Combat is a fairly involved business. After moving a stack adjacent to an enemy, spending one action point initiates a hasty attack. Adding one or two more points upgrades it to a regular or prepared attack, allowing you to commit air support, combat support (other adjacent units), and the headquarters' attack support bonus, representing such divisional assets as artillery and engineers. Both sides then draw a combat multiplier marker, which gives a range of multipliers - from x1 to x3 - based on effectiveness, type of attack (hasty, regular, or prepared) or defense (disrupted, normal, and entrenched). This is another change from TF, and it is an excellent method of simulating the often dramatic swings of a division's combat value over a two month period. A stack of high-effectiveness units in a prepared attack will usually get the ‘x3'… but not always, so that every now and then you actually do find one determined company giving a regiment-sized assault a bloody nose.

CRT results are taken as losses, retreats, and disruption checks, where you roll a die against the unit's effectiveness rating. Bad news if you fail, as disrupted units lose ZOC, can't move, make reaction die rolls, or entrench until they recover. Recovery itself requires an action point, and some units, particularly the American armored battalions with their low effectivenesses, tend to disrupt with annoying regularity and require a long time to recover. I didn't care for the way disruption was handled in Fox, and I still don't. It just seems like far too drastic of a result. The victor in combat does receive a bonus action point that can be used to finish off a disrupted enemy or exploit a breakthrough.
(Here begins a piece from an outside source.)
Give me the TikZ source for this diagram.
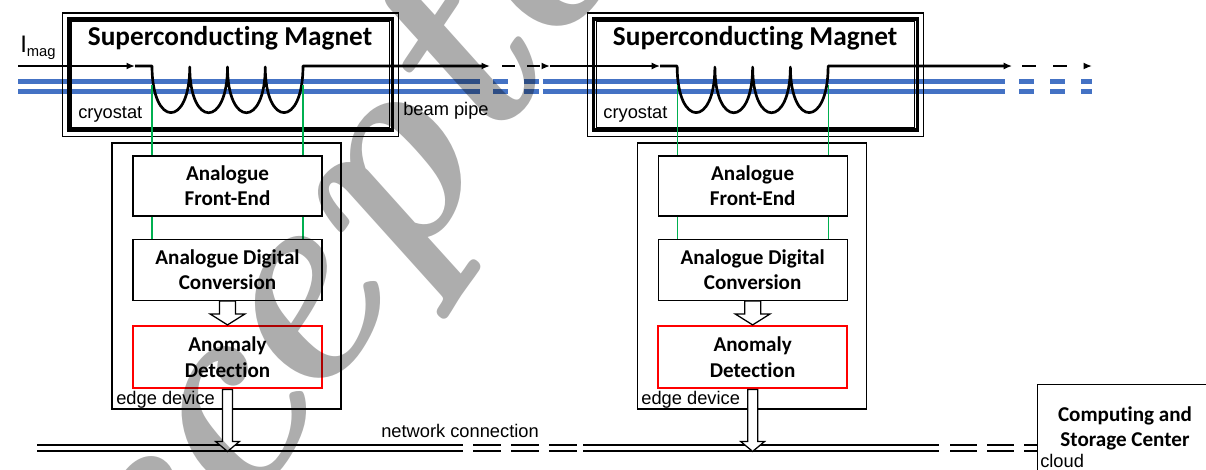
\documentclass[tikz,border=0pt]{standalone}
\usepackage{fontspec}
\usetikzlibrary{positioning}
\usetikzlibrary{arrows.meta}
\newfontfamily\calib[Ligatures=NoCommon]{Carlito}
\newfontfamily\arialf{Liberation Sans}
\definecolor{pipeblue}{HTML}{4472C4}
\definecolor{siggreen}{HTML}{00B050}
\newcommand{\pxl}{0.025cm}

\tikzset{
  wire/.style={line width=1.9pt, line join=round},
  wtip/.style={-{Latex[length=6pt,width=5pt]}},
  pipe/.style={pipeblue, line width=3.2pt},
  sig/.style={siggreen, line width=0.9pt},
  cryo/.style={draw, line width=2.35pt, minimum width=324*\pxl, minimum height=111*\pxl, inner sep=0pt},
  ttl/.style={inner sep=0pt, anchor=base, font=\calib\bfseries\fontsize{19.4}{19.4}\selectfont},
  blk/.style={draw, line width=0.9pt, minimum width=189*\pxl, minimum height=60*\pxl, inner sep=0pt, align=center, font=\calib\bfseries\fontsize{15}{17.8}\selectfont},
  lbl/.style={inner sep=0pt, anchor=base west, font=\arialf\fontsize{13}{13}\selectfont},
  hollow/.style={draw, fill=white, line width=0.9pt, line join=miter},
  netline/.style={line width=1.8pt, double distance=2.5pt, double=white}
}

\begin{document}
\begin{tikzpicture}[x=0.025cm, y=-0.025cm]
\useasboundingbox (0,0) rectangle (1206,469);

\begin{scope}[xshift=0cm]
{
\draw[pipe] (18,81.7)--(480,81.7);
\draw[pipe] (18,91.7)--(480,91.7);

\node[cryo] (magL) at (230.3,74.6) {};
\draw[line width=0.9pt] ([shift={(-4.5,4.5)}]magL.south west) rectangle ([shift={(4.5,-4.5)}]magL.north east);
\draw[line width=0.9pt] ([shift={(4.4,-4.3)}]magL.south west) rectangle ([shift={(-4.4,4.3)}]magL.north east);
\node[ttl] (titL) at (230,45.5) {Superconducting Magnet};
\node[lbl] (cryL) at (78,118) {cryostat};

\draw[wire, wtip] (18,66)--(135,66);
\draw[wire, wtip] (135,66)--(152,66) .. controls (152,128) and (189.75,128) .. (189.75,67)
   .. controls (189.75,128) and (227.5,128) .. (227.5,67)
   .. controls (227.5,128) and (265.25,128) .. (265.25,67)
   .. controls (265.25,128) and (303,128) .. (303,66)--(490,66);

\node[draw, line width=0.9pt, minimum width=229*\pxl, minimum height=266*\pxl, inner sep=0pt] (edgeL) at (226.5,276) {};
\node[blk] (feL) at (227.5,186) {Analogue\\Front-End};
\node[blk, minimum height=61*\pxl, below=0.55cm of feL] (adcL) {Analogue Digital\\Conversion};
\node[blk, draw=red, line width=1.8pt, minimum height=62*\pxl, below=0.6cm of adcL] (anoL) {Anomaly\\Detection};

\coordinate (gaL) at (152,85);
\coordinate (gbL) at (303,85);
\draw[sig] (gaL)--(gaL |- feL.north);
\draw[sig] (gbL)--(gbL |- feL.north);
\draw[sig] (gaL |- feL.south)--(gaL |- adcL.north);
\draw[sig] (gbL |- feL.south)--(gbL |- adcL.north);

\draw[hollow] (adcL.south) ++(-8,0) --++(0,13) --++(-9.5,0) --++(17.5,11) --++(17.5,-11) --++(-9.5,0) --++(0,-13) -- cycle;

\node[lbl] (edL) at (116,404) {edge device};

% labellings
\node[lbl] (bpL) at (403,115) {beam pipe};
\node[anchor=base west, inner sep=0pt, font=\arialf\fontsize{17}{17}\selectfont] (imag) at (20,52)
{I\raisebox{-3pt}{\fontsize{10.5}{10.5}\selectfont mag}};
}
\end{scope}

\begin{scope}[xshift=13.125cm]
{
\draw[pipe] (18,81.7)--(480,81.7);
\draw[pipe] (18,91.7)--(480,91.7);

\node[cryo] (magR) at (230.3,74.6) {};
\draw[line width=0.9pt] ([shift={(-4.5,4.5)}]magR.south west) rectangle ([shift={(4.5,-4.5)}]magR.north east);
\draw[line width=0.9pt] ([shift={(4.4,-4.3)}]magR.south west) rectangle ([shift={(-4.4,4.3)}]magR.north east);
\node[ttl] (titR) at (230,45.5) {Superconducting Magnet};
\node[lbl] (cryR) at (78,118) {cryostat};

\draw[wire, wtip] (25,66)--(135,66);
\draw[wire, wtip] (135,66)--(152,66) .. controls (152,128) and (189.75,128) .. (189.75,67)
   .. controls (189.75,128) and (227.5,128) .. (227.5,67)
   .. controls (227.5,128) and (265.25,128) .. (265.25,67)
   .. controls (265.25,128) and (303,128) .. (303,66)--(487,66);

\node[draw, line width=0.9pt, minimum width=229*\pxl, minimum height=266*\pxl, inner sep=0pt] (edgeR) at (226.5,276) {};
\node[blk] (feR) at (227.5,186) {Analogue\\Front-End};
\node[blk, minimum height=61*\pxl, below=0.55cm of feR] (adcR) {Analogue Digital\\Conversion};
\node[blk, draw=red, line width=1.8pt, minimum height=62*\pxl, below=0.6cm of adcR] (anoR) {Anomaly\\Detection};

\coordinate (gaR) at (152,85);
\coordinate (gbR) at (303,85);
\draw[sig] (gaR)--(gaR |- feR.north);
\draw[sig] (gbR)--(gbR |- feR.north);
\draw[sig] (gaR |- feR.south)--(gaR |- adcR.north);
\draw[sig] (gbR |- feR.south)--(gbR |- adcR.north);

\draw[hollow] (adcR.south) ++(-8,0) --++(0,13) --++(-9.5,0) --++(17.5,11) --++(17.5,-11) --++(-9.5,0) --++(0,-13) -- cycle;

\node[lbl] (edR) at (116,404) {edge device};
}
\end{scope}

% dashed continuations
\draw[pipe, dash pattern=on 10.67pt off 11.38pt] (493,81.7)--(539,81.7);
\draw[pipe, dash pattern=on 10.67pt off 11.38pt] (493,91.7)--(539,91.7);
\draw[pipe, dash pattern=on 10.67pt off 11.38pt] (1019,81.7)--(1092,81.7);
\draw[pipe, dash pattern=on 10.67pt off 11.38pt] (1019,91.7)--(1092,91.7);
\draw[wire, wtip, dash pattern=on 9.25pt off 8.54pt] (502,66)--(550,66);
\draw[wire, wtip, dash pattern=on 9.6pt off 12.45pt] (1022,66)--(1092,66);

% cloud
\node[draw, line width=0.9pt, minimum width=190*\pxl, minimum height=110*\pxl, anchor=north west, inner sep=0pt] (csc) at (1037,384) {};
\node[align=center, inner sep=0pt, font=\calib\bfseries\fontsize{15}{17.8}\selectfont] (cscT) at (1125,428.5) {Computing and\\Storage Center};
\node[lbl] (cloudL) at (1040,467) {cloud};

% network connection
\coordinate (netA) at (37,448);
\draw[netline] (netA)--(463,448);
\draw[netline, dash pattern=on 19.92pt off 7.11pt] (473,448)--(577,448);
\draw[netline] (583,448)--(939,448);
\draw[netline, dash pattern=on 19.2pt off 7.11pt] (950,448)--(netA -| csc.west);
\node[lbl] (netL) at (381,437) {network connection};

\draw[hollow] (anoL.south) ++(-5,0) --++(0,52) --++(-7,0) --++(12,10) --++(12,-10) --++(-7,0) --++(0,-52) -- cycle;
\draw[hollow] (anoR.south) ++(-5,0) --++(0,52) --++(-7,0) --++(12,10) --++(12,-10) --++(-7,0) --++(0,-52) -- cycle;

\begin{scope}[blend mode=multiply]
\node[rotate=56, text=black!32, inner sep=0pt, font=\bfseries\itshape\fontsize{200}{200}\selectfont] (wmark) at (317,284) {Accepted};
\end{scope}

\end{tikzpicture}
\end{document}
As you can see, combat is quite involved, the entire process requiring several steps, consultation of a host of charts, a chit pull, and at least two die rolls. KRIM-sters will hate it. For the rest of us, plan to spend a while fumbling through the rule book until you get the hang of it. I rather like the combat system. It covers most of the elements of WWII fighting without some of the arcane burdens found in the Gamers' OCS series, while the addition of strength multipliers makes it a much chancier affair.

It's not until the optional rules that Piercing The Reich wanders onto shaky ground. The Germans have two hole cards back there: Infiltration Attacks, which give the lowly German infantry a chance to launch small counterattacks; and Tiger Tank Scare, wherein German tank units gain column shifts because of the American fear of Tiger tanks and their tendency to identify any German armor as Tigers. Both of these rules come in on the traditional side of the American troop quality question, and they're both pretty shaky. Historically, the German infantry divisions were really down to the dregs by October ‘44, many of them Volksgrenadier units totally lacking in the sort of training needed for infiltration tactics, while the psychological effects of the "invincible" German tank have always been overblown, again promoted by self-serving, after-action German reports. But, these rules are optional, and nothing says you have to use them if you don't like them, right?
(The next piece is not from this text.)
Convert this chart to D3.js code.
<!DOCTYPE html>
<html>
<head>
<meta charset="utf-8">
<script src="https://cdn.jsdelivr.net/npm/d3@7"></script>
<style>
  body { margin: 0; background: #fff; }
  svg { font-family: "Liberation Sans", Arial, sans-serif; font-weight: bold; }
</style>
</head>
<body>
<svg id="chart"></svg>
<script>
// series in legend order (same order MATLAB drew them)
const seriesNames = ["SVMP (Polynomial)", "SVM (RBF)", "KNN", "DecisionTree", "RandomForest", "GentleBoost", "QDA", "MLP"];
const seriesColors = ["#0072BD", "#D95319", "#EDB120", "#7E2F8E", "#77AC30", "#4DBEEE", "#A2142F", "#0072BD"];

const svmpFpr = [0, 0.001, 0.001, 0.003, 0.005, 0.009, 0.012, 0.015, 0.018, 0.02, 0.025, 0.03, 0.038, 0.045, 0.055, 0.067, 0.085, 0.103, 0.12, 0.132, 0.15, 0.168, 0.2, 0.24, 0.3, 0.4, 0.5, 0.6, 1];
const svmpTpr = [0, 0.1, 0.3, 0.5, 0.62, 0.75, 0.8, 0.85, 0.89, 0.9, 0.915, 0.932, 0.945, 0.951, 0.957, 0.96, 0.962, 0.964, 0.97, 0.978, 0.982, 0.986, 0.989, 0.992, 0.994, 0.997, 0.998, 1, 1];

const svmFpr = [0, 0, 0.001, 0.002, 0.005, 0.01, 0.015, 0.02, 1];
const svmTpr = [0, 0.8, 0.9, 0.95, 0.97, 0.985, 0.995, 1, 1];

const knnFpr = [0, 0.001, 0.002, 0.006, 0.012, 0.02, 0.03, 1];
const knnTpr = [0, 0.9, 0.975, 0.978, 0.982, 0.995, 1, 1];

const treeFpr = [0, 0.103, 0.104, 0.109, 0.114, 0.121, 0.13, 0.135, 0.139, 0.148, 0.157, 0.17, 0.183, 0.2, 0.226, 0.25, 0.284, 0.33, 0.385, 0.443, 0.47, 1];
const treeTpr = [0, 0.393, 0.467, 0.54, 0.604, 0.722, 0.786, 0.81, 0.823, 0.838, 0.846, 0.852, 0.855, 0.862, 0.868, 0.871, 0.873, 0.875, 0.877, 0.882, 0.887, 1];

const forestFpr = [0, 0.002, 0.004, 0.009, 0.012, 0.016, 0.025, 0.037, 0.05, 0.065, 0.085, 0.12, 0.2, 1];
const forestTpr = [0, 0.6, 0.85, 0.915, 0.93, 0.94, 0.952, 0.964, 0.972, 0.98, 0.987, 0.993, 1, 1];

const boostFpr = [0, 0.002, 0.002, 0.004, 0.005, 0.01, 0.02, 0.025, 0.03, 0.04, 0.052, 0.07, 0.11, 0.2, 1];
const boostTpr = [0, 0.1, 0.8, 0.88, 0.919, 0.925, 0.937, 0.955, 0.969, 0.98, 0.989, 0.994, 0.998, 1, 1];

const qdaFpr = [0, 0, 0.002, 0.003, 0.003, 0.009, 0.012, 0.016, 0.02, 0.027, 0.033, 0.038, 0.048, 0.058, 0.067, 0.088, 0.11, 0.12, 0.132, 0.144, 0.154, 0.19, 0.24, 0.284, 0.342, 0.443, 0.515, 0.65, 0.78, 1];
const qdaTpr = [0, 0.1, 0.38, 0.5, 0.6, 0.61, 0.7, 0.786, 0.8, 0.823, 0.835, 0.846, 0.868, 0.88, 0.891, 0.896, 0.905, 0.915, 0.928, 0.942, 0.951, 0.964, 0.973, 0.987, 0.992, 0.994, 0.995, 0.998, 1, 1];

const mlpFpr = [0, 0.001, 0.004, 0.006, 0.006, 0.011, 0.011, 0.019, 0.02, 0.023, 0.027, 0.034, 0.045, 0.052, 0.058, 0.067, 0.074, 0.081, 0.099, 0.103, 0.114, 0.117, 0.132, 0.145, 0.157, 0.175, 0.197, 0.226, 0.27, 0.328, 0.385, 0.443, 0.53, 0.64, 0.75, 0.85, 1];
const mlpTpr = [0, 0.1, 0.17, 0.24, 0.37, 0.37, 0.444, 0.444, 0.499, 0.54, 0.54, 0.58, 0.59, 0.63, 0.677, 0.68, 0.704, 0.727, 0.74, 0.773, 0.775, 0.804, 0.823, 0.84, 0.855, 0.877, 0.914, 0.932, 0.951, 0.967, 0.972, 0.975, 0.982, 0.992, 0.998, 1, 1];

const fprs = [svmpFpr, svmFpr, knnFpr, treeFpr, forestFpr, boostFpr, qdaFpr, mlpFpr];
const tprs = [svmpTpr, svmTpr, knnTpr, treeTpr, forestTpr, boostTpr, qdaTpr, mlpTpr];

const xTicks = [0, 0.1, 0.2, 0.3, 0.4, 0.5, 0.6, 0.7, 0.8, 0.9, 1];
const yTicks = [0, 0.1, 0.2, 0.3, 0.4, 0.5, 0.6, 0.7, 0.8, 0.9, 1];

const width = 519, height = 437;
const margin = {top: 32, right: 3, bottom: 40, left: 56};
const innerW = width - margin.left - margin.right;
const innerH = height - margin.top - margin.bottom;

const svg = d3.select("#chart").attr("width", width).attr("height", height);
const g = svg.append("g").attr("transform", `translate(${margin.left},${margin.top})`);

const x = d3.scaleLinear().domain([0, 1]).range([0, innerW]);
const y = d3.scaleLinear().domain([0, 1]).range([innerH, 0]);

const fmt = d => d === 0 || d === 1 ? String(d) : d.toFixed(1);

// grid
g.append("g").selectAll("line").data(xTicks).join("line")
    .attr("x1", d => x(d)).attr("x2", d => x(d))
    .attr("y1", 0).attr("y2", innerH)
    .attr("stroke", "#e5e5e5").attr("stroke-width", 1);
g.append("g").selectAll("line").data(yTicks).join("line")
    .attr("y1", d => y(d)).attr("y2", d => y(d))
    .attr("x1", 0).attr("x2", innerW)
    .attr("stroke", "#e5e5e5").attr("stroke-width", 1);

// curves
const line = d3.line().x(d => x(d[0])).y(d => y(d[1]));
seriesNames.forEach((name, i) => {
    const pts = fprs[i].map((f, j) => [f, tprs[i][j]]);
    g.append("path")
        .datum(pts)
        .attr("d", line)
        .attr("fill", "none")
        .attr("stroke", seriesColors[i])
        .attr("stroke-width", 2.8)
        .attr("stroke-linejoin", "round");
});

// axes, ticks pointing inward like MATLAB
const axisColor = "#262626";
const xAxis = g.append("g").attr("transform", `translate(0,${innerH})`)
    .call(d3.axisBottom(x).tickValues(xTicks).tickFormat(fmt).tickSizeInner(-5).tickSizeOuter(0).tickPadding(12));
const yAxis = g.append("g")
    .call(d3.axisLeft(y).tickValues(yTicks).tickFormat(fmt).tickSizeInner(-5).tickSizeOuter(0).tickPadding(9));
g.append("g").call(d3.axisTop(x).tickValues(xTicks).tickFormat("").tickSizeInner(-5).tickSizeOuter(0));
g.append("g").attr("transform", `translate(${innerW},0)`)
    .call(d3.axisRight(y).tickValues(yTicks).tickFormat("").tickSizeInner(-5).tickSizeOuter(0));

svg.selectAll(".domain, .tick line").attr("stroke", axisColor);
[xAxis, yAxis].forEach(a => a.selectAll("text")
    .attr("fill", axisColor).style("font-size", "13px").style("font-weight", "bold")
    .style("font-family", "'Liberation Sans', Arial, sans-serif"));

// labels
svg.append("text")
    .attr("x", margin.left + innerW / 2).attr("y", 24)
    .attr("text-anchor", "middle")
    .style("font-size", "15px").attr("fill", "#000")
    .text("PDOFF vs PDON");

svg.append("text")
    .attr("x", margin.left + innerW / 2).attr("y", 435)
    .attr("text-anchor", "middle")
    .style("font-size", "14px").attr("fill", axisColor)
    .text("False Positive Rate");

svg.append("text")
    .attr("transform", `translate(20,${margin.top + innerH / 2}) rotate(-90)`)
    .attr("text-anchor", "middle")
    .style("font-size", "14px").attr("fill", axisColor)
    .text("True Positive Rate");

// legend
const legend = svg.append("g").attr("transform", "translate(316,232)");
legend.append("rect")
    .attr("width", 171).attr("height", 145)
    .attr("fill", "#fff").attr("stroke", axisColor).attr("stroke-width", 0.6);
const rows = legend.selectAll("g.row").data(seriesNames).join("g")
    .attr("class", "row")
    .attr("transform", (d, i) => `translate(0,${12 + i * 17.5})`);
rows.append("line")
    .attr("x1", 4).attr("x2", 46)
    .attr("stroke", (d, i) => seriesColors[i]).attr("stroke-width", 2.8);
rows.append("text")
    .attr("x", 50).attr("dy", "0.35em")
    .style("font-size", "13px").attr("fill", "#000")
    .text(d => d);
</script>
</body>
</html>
Not that I can't see the reason for having them, since without some help the Germans are in pretty sad shape. The initial set up gives them two weak infantry divisions holding the Westwall with two panzer divisions, the badly under strength 116th and the strong 9th, in reserve to stand up against two excellent American divisions, the 1st Infantry and 3rd Armored, with the usual. dumbkoff Hitler strategy rule requiring them to withdraw their best units, the two panzers, on turn 4. We disdained the optional rules, and, sure enough, the Americans got the first four activations on turn 1, sending the 3rd Armored smashing through the Westwall defenses straight to the gates of Aachen, threatening the cut off the German infantry still holding the pillboxes.

Ideally, the Germans would like to pull off a nice phased withdrawal back to the city, but with encirclement a real threat it turned into a stampede. On turn 2 the 9th Panzer kicked into gear, isolating the 3rd Armored's spearhead, only to be hit hard in return, and without that tank scare rule the panzers were rudely handled, taking some big hits in the process.
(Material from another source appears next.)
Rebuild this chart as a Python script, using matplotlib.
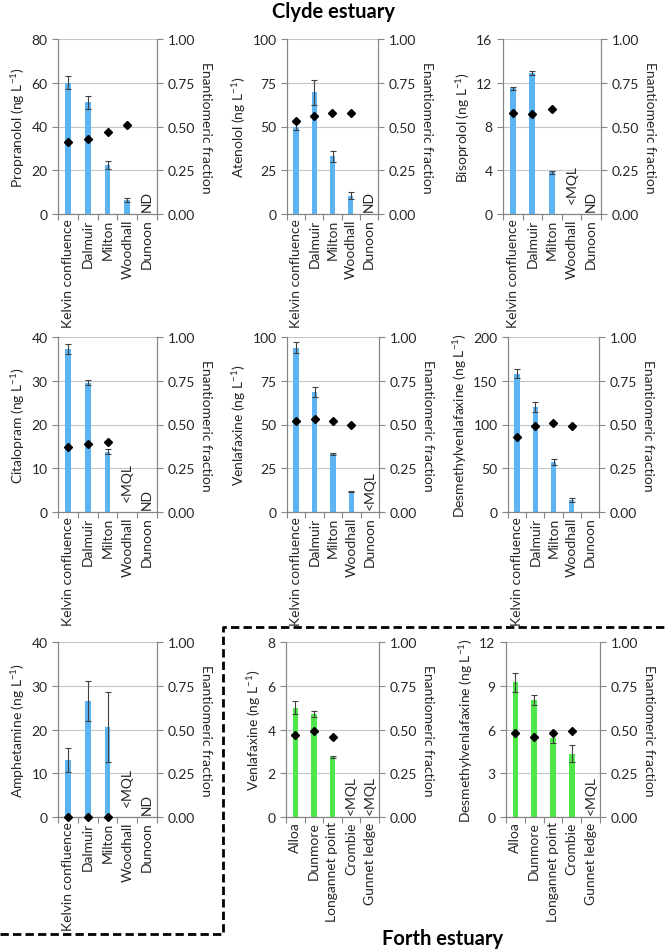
import numpy as np
import matplotlib.pyplot as plt
from matplotlib.lines import Line2D

plt.rcParams['font.family'] = ['Lato', 'DejaVu Sans']
plt.rcParams['mathtext.default'] = 'regular'
FS = 10

clyde_sites = ["Kelvin confluence", "Dalmuir", "Milton", "Woodhall", "Dunoon"]
forth_sites = ["Alloa", "Dunmore", "Longannet point", "Crombie", "Gunnet ledge"]

# concentrations (ng/L), errors, enantiomeric fractions; nan = nothing drawn
propranolol = [60, 51, 22.5, 6.5, np.nan]
propranolol_err = [3, 3, 1.8, 0.8, np.nan]
propranolol_ef = [0.41, 0.43, 0.47, 0.51, np.nan]

atenolol = [50, 69.5, 33, 10.5, np.nan]
atenolol_err = [2, 7, 3, 1.8, np.nan]
atenolol_ef = [0.53, 0.56, 0.58, 0.58, np.nan]

bisoprolol = [11.5, 12.9, 3.8, np.nan, np.nan]
bisoprolol_err = [0.15, 0.15, 0.15, np.nan, np.nan]
bisoprolol_ef = [0.58, 0.57, 0.60, np.nan, np.nan]

citalopram = [37.3, 29.6, 13.8, np.nan, np.nan]
citalopram_err = [1.2, 0.6, 0.6, np.nan, np.nan]
citalopram_ef = [0.37, 0.39, 0.40, np.nan, np.nan]

venlafaxine = [94, 68.5, 33, 11.7, np.nan]
venlafaxine_err = [3, 3, 0.7, 0.3, np.nan]
venlafaxine_ef = [0.52, 0.53, 0.52, 0.50, np.nan]

dvf = [158, 120, 57, 14, np.nan]
dvf_err = [5, 6, 3.5, 2, np.nan]
dvf_ef = [0.43, 0.49, 0.51, 0.49, np.nan]

amphetamine = [13, 26.5, 20.5, np.nan, np.nan]
amphetamine_err = [2.7, 4.5, 8, np.nan, np.nan]
amphetamine_ef = [0, 0, 0, np.nan, np.nan]

venlafaxine_f = [5.0, 4.7, 2.75, np.nan, np.nan]
venlafaxine_f_err = [0.3, 0.15, 0.05, np.nan, np.nan]
venlafaxine_f_ef = [0.47, 0.49, 0.46, np.nan, np.nan]

dvf_f = [9.25, 8.0, 5.4, 4.35, np.nan]
dvf_f_err = [0.65, 0.35, 0.3, 0.6, np.nan]
dvf_f_ef = [0.48, 0.46, 0.48, 0.49, np.nan]

# notes at empty sites: (index, text)
propranolol_notes = [(4, "ND")]
atenolol_notes = [(4, "ND")]
bisoprolol_notes = [(3, "<MQL"), (4, "ND")]
citalopram_notes = [(3, "<MQL"), (4, "ND")]
venlafaxine_notes = [(4, "<MQL")]
dvf_notes = []
amphetamine_notes = [(3, "<MQL"), (4, "ND")]
venlafaxine_f_notes = [(3, "<MQL"), (4, "<MQL")]
dvf_f_notes = [(4, "<MQL")]

W, H = 667, 953
BLUE = "#5db4f2"
GREEN = "#4fe64a"
GRID = "#bfc7cc"
SPINE = "#868686"
TXT = "#262626"


def box(l, t, r, b):
    return [l / W, 1 - b / H, (r - l) / W, (b - t) / H]


def panel(rect, name, sites, conc, err, ef, notes, ymax, step, color):
    ax = fig.add_axes(rect)
    x = np.arange(len(sites))
    ax.bar(x, conc, width=0.3, color=color, zorder=2)
    ax.errorbar(x, conc, yerr=err, fmt='none', ecolor='#404040',
                elinewidth=0.8, capsize=2, capthick=0.8, zorder=3)
    ax.set_xlim(-0.5, len(sites) - 0.5)
    ax.set_ylim(0, ymax)
    ax.set_yticks(np.arange(0, ymax + step / 2, step))
    ax.yaxis.grid(True, color=GRID, lw=0.8, zorder=0)
    ax.set_axisbelow(True)
    ax.set_xticks(np.arange(len(sites) + 1) - 0.5)
    ax.set_xticklabels([])
    ax.tick_params(axis='x', length=4, color=SPINE, direction='out')
    ax.tick_params(axis='y', length=4, color=SPINE, colors=TXT, labelsize=FS)
    for i, s in enumerate(sites):
        ax.text(i, -0.025, s, transform=ax.get_xaxis_transform(),
                rotation=90, ha='center', va='top', color=TXT, fontsize=FS)
    ax.spines['top'].set_visible(False)
    for sp in ['left', 'right', 'bottom']:
        ax.spines[sp].set_color(SPINE)
    ax.set_ylabel(name + " (ng L$^{-1}$)", color=TXT, fontsize=FS, labelpad=3)

    for i, t in notes:
        off = 8 if (t == "<MQL" and any(n[1] == "ND" for n in notes)) else 2
        ax.annotate(t, (i, 0), xytext=(0, off), textcoords='offset points',
                    rotation=90, ha='center', va='bottom', color=TXT, fontsize=FS)

    ax2 = ax.twinx()
    ax2.set_ylim(0, 1)
    ax2.set_yticks([0, 0.25, 0.5, 0.75, 1.0])
    ax2.set_yticklabels(["0.00", "0.25", "0.50", "0.75", "1.00"])
    ax2.tick_params(axis='y', length=4, color=SPINE, colors=TXT, labelsize=FS)
    ax2.spines['top'].set_visible(False)
    for sp in ['left', 'right', 'bottom']:
        ax2.spines[sp].set_color(SPINE)
    ax2.plot(x, ef, 'D', color='black', ms=4.5, zorder=4, clip_on=False)
    ax2.set_ylabel("Enantiomeric fraction", rotation=270, va='bottom',
                   color=TXT, fontsize=FS, labelpad=4)
    return ax


fig = plt.figure(figsize=(W / 100, H / 100), dpi=100)

panel(box(58, 40, 157, 215), "Propranolol", clyde_sites, propranolol,
      propranolol_err, propranolol_ef, propranolol_notes, 80, 20, BLUE)
panel(box(287, 40, 378, 215), "Atenolol", clyde_sites, atenolol,
      atenolol_err, atenolol_ef, atenolol_notes, 100, 25, BLUE)
panel(box(503, 40, 601, 215), "Bisoprolol", clyde_sites, bisoprolol,
      bisoprolol_err, bisoprolol_ef, bisoprolol_notes, 16, 4, BLUE)

panel(box(58, 338, 157, 513), "Citalopram", clyde_sites, citalopram,
      citalopram_err, citalopram_ef, citalopram_notes, 40, 10, BLUE)
panel(box(287, 338, 379, 513), "Venlafaxine", clyde_sites, venlafaxine,
      venlafaxine_err, venlafaxine_ef, venlafaxine_notes, 100, 25, BLUE)
panel(box(508, 338, 599, 513), "Desmethylvenlafaxine", clyde_sites, dvf,
      dvf_err, dvf_ef, dvf_notes, 200, 50, BLUE)

panel(box(58, 643, 157, 818), "Amphetamine", clyde_sites, amphetamine,
      amphetamine_err, amphetamine_ef, amphetamine_notes, 40, 10, BLUE)
panel(box(286, 643, 379, 818), "Venlafaxine", forth_sites, venlafaxine_f,
      venlafaxine_f_err, venlafaxine_f_ef, venlafaxine_f_notes, 8, 2, GREEN)
panel(box(506, 643, 600, 818), "Desmethylvenlafaxine", forth_sites, dvf_f,
      dvf_f_err, dvf_f_ef, dvf_f_notes, 12, 3, GREEN)

fig.text(333 / W, 1 - 12 / H, "Clyde estuary", ha='center', va='center',
         fontsize=14.5, fontweight='bold', color='black')
fig.text(443 / W, 1 - 939 / H, "Forth estuary", ha='center', va='center',
         fontsize=14.5, fontweight='bold', color='black')

# dashed boundary round the Forth panels
xs = np.array([0, 223, 223, W]) / W
ys = 1 - np.array([935, 935, 628, 628]) / H
fig.add_artist(Line2D(xs, ys, transform=fig.transFigure, color='black',
                      lw=2, ls=(0, (3, 1.5))))

fig.savefig("out.png", dpi=100)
The Americans, by contrast, replace casualties at a fearful rate, not uncommonly making up an entire turn's losses with no ill effects. (Some sort of rule reflecting the big drop off in quality the Americans commonly suffered in their replacements would probably have been useful.) A nice rule renders the victory conditions secret: the Americans decide by drawing victory chits requiring them to either capture Aachen, cross the Roer, or pocket German troops, so the Germans are never quite sure what their objective is. By turn 4 the GI's had captured Aachen and were waving farewell to the withdrawing panzers, while the battered Germany foot sloggers tried to patch some kind of defense together above the city. Then the American reinforcements started to show up: two more, strong infantry, and another armored division. With Aachen as their victory condition, they could already see the sun setting over the Reich. The lesson, of course, is if you're playing the Germans, hold out for using the optional rules, as they prevent an already difficult job from becoming an impossible one.

This is a very good game system, mobile, fast-moving. You're never quite sure what's going to happen next. Far from resting on their well-deserved laurels from Triumphant Fox, the folks at MIH have really worked hard, fine-tuning their operational WWII system for its second installment. Piercing The Reich is a fine second chapter in what promises to be an excellent series… if only it all looked a little better.

CAPSULE COMMENTS


Graphic Presentation: Yuck. With an exception for the counters.
Playability: This is not an easily accessible system. Stick with it, though, as the is system designed so that you take nothing for granted. Minimal solitaire capability.
Re-Playability: With random activations, variable combat strengths and unknown victory conditions, eminently so.
Creativity: A thoroughly original system.
Historicity: Thoroughly researched and documented, with some historically controversial optional rules.
Wristage: Considerable.
Comparisons: Jack Radey’s decade-old Aachen - same ugly green box cover! - still has some appeal. This is just about the best battalion-level WWII system around, even given the Gamer’s excellent series.
Overall: Another winner from Moments in History.

from MiH
One 22” x 34” map; 360 counters; Rules Book; 4 Play-Aid Sheets; Boxed. MiH, C/O AHP, POB 6253, LOS OSOS CA 93412. $35.